I pray constantly that my mother, sister and niece as well as other members of my family will forgive my niece’s ex who has quite possibly sexually violated their children. every time I hear their animosity I fear for their eternal aslvation.

Love is always the answer. I have struggled with this as I come from a family that holds generational grudges. Where I find it hard to forgive I pray that God will give me the grace to forgive. And I keep praying until it happens.


#17

Thanks for clarifying what I meant by forgive and forget. We do not want to hang on to hurts. We want to let go while not allowing ourselves to be drawn back into the situation that caused pain in the first place. Most of us learned not to touch hot pans by actually touching something hot. We learned to use hotpads.

Pray the Sincerity Prayer knowing that the only person you can change is yourself. You are not responsible for anybody else’s behavior.


#18

If the person isn’t sorry for something and there is a clear and present risk that they will do you wrong again, that’s one thing.

But, in general, a lot of people make the mistake of thinking that to forgive means to condone, that to say “I forgive you” is the same as “What you did was O.K.” Which is certainly not the case.

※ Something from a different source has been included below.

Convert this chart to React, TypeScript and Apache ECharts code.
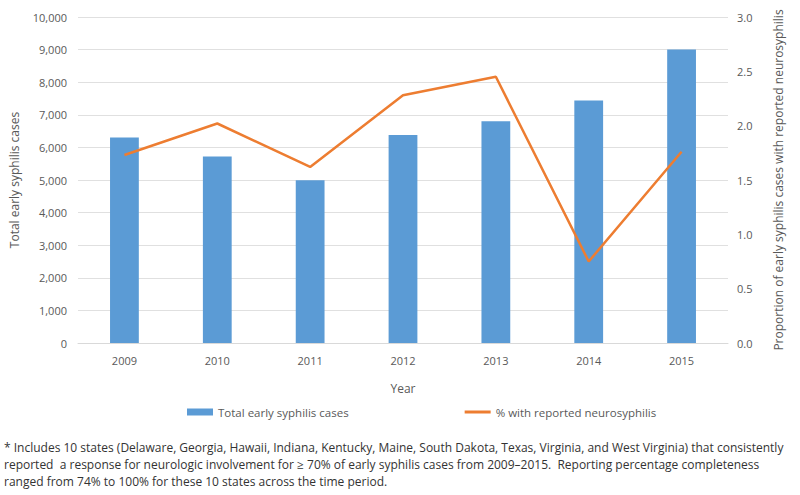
import React, { useEffect, useRef } from "react";
import * as echarts from "echarts";

const years = ["2009", "2010", "2011", "2012", "2013", "2014", "2015"];
const totalCases = [6300, 5720, 4990, 6380, 6800, 7440, 9000];
const pctNeuro = [1.73, 2.02, 1.62, 2.28, 2.45, 0.75, 1.76];
const footnoteLines = [
  "* Includes 10 states (Delaware, Georgia, Hawaii, Indiana, Kentucky, Maine, South Dakota, Texas, Virginia, and West Virginia) that consistently",
  "reported  a response for neurologic involvement for \u2265 70% of early syphilis cases from 2009\u20132015.  Reporting percentage completeness",
  "ranged from 74% to 100% for these 10 states across the time period.",
];

const FONT = "'Open Sans', 'Noto Sans', sans-serif";
const GRAY = "#595959";

export default function App() {
  const ref = useRef<HTMLDivElement>(null);
  useEffect(() => {
    const chart = echarts.init(ref.current!, null, { renderer: "svg" });
    chart.setOption({
      animation: false,
      backgroundColor: "#ffffff",
      grid: { left: 75, right: 72, top: 17, bottom: 152 },
      legend: {
        left: 182,
        top: 401,
        itemWidth: 26,
        itemHeight: 7,
        itemGap: 116,
        textStyle: { fontFamily: FONT, fontSize: 11.5, color: GRAY },
        data: [
          { name: "Total early syphilis cases", icon: "rect" },
          { name: "% with reported neurosyphilis", icon: "path://M0,0 L26,0 L26,3 L0,3 Z" },
        ],
      },
      xAxis: {
        type: "category",
        data: years,
        name: "Year",
        nameLocation: "middle",
        nameGap: 39,
        nameTextStyle: { fontFamily: FONT, fontSize: 12, color: GRAY },
        axisLine: { lineStyle: { color: "#d9d9d9" } },
        axisTick: { show: false },
        axisLabel: { fontFamily: FONT, fontSize: 11, color: GRAY, margin: 12 },
      },
      yAxis: [
        {
          type: "value",
          min: 0,
          max: 10000,
          interval: 1000,
          name: "Total early syphilis cases",
          nameLocation: "middle",
          nameGap: 58,
          nameTextStyle: { fontFamily: FONT, fontSize: 12, color: GRAY },
          axisLine: { show: false },
          axisTick: { show: false },
          splitLine: { lineStyle: { color: "#e0e0e0" } },
          axisLabel: {
            fontFamily: FONT,
            fontSize: 11,
            color: GRAY,
            margin: 11,
            formatter: (v: number) => v.toLocaleString("en-US"),
          },
        },
        {
          type: "value",
          min: 0,
          max: 3,
          interval: 0.5,
          name: "Proportion of early syphilis cases with reported neurosyphilis",
          nameLocation: "middle",
          nameGap: 44,
          nameRotate: 90,
          nameTextStyle: { fontFamily: FONT, fontSize: 12, color: GRAY },
          axisLine: { show: false },
          axisTick: { show: false },
          splitLine: { show: false },
          axisLabel: {
            fontFamily: FONT,
            fontSize: 11,
            color: GRAY,
            margin: 9,
            formatter: (v: number) => v.toFixed(1),
          },
        },
      ],
      series: [
        {
          name: "Total early syphilis cases",
          type: "bar",
          data: totalCases,
          barWidth: "31%",
          itemStyle: { color: "#5b9bd5" },
        },
        {
          name: "% with reported neurosyphilis",
          type: "line",
          yAxisIndex: 1,
          data: pctNeuro,
          symbol: "none",
          lineStyle: { color: "#ed7d31", width: 2.5 },
          itemStyle: { color: "#ed7d31" },
        },
      ],
      graphic: footnoteLines.map((t, i) => ({
        type: "text",
        left: 4,
        top: 441 + i * 17,
        style: { text: t, fontFamily: FONT, fontSize: 12, fill: "#333333" },
      })),
    });
    return () => chart.dispose();
  }, []);
  return <div ref={ref} style={{ width: 800, height: 495, position: "absolute", left: 0, top: 0 }} />;
}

Forgiving, you might say, is more for your benefit than for the benefit of the person you’re forgiving. All it means is you are going to move past it. You can’t undo the wrong someone did you no more than they could, by clining to it you will only cause yourself more bitterness and pain. If the person is not sorry, than they, I imagine, would not be feeling any sort of pain over what happened. By holding on to your resentment, the only one you are hurting is yourself. The best “revenge,” so to speak, is to become happy and have a good life.


#19

IT takes two to fight, try to not be 1/2 of the fight.

Soften your heart and not only forgive, but pray for your mother.


#20

Very true. My mother and I had a lot of rough spots. She was abusive to me as a child and we had an awful lot of fights in which I was not innocent. I had always hoped my mother would apologize to me. But one day, for no tremendous reason. I decided to apologize to her. And wouldn’t ya know it, I felt a lot better afterwards.